To avoid hoarding useless closed issues like some kind of GitHub raccoon, I created a scheduled workflow that runs every Monday at 3:00 AM UTC and deletes the cruft:

schedule:
  - cron: '0 3 * * 1' # Every Monday at 03:00 UTC

This workflow:

  • Keeps at least 6 closed issues (just in case I want to peek at recent metrics).
  • Keeps issues that were closed less than 30 days ago.
  • Deletes everything else—quietly, efficiently, and without breaking a sweat.

It’s also configurable when triggered manually, with inputs for dry_run, days_to_keep, and min_issues_to_keep. So I can preview deletions before committing them, or tweak the retention period as needed.


📂 Complete Source Code for the Cleanup Workflow

name: 🧹 Cleanup Closed Issues

on:
  schedule:
    - cron: '0 3 * * 1' # Runs every Monday at 03:00 UTC
  workflow_dispatch:
    inputs:
      dry_run:
        description: "Enable dry run mode (preview deletions, no actual delete)"
        required: false
        default: "false"
        type: choice
        options:
          - "true"
          - "false"
      days_to_keep:
        description: "Number of days to retain closed issues"
        required: false
        default: "30"
        type: string
      min_issues_to_keep:
        description: "Minimum number of closed issues to keep"
        required: false
        default: "6"
        type: string

concurrency:
  group: ${{ github.workflow }}-${{ github.ref }}
  cancel-in-progress: true

permissions:
  issues: write

jobs:
  cleanup:
    runs-on: ubuntu-latest

    steps:
      - name: Install GitHub CLI
        run: sudo apt-get install --yes gh

      - name: Delete old closed issues
        env:
          GH_TOKEN: ${{ secrets.GH_FINEGRAINED_PAT }}
          DRY_RUN: ${{ github.event.inputs.dry_run || 'false' }}
          DAYS_TO_KEEP: ${{ github.event.inputs.days_to_keep || '30' }}
          MIN_ISSUES_TO_KEEP: ${{ github.event.inputs.min_issues_to_keep || '6' }}
          REPO: ${{ github.repository }}
        run: |
          NOW=$(date -u +%s)
          THRESHOLD_DATE=$(date -u -d "${DAYS_TO_KEEP} days ago" +%s)
          echo "Only consider issues older than ${THRESHOLD_DATE}"
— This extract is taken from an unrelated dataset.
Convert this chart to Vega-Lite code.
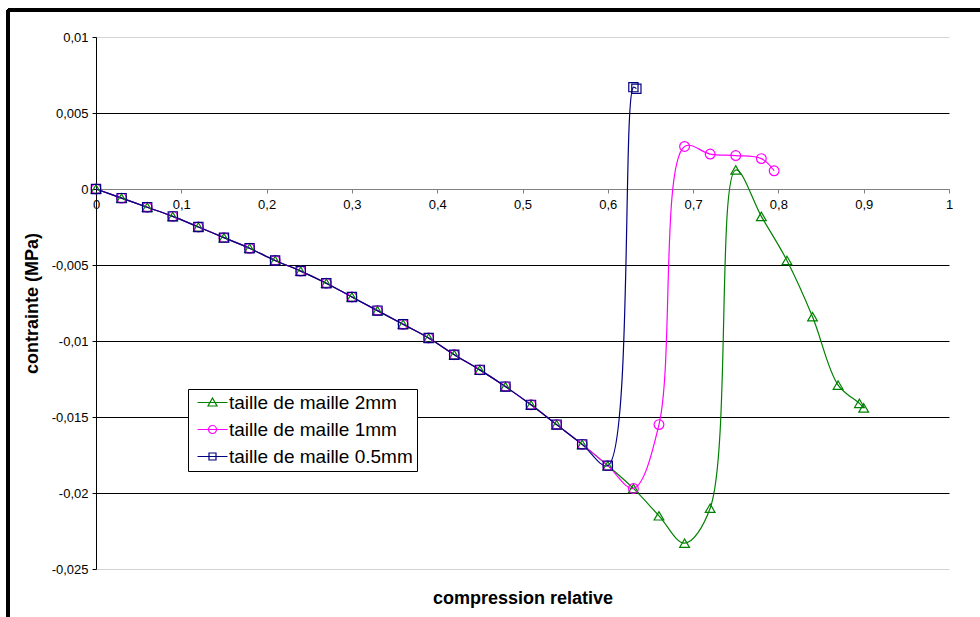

          echo "::group::Checking GitHub API Rate Limits..."
          RATE_LIMIT=$(gh api /rate_limit --jq '.rate.remaining')
          echo "Remaining API requests: ${RATE_LIMIT}"
          if [[ "${RATE_LIMIT}" -lt 10 ]]; then
            echo "⚠️ Low API limit detected. Sleeping for a while..."
            sleep 60
          fi
          echo "::endgroup::"

          echo "Fetching ALL closed issues from ${REPO}..."
          CLOSED_ISSUES=$(gh issue list --repo "${REPO}" --state closed --limit 1000 --json number,closedAt)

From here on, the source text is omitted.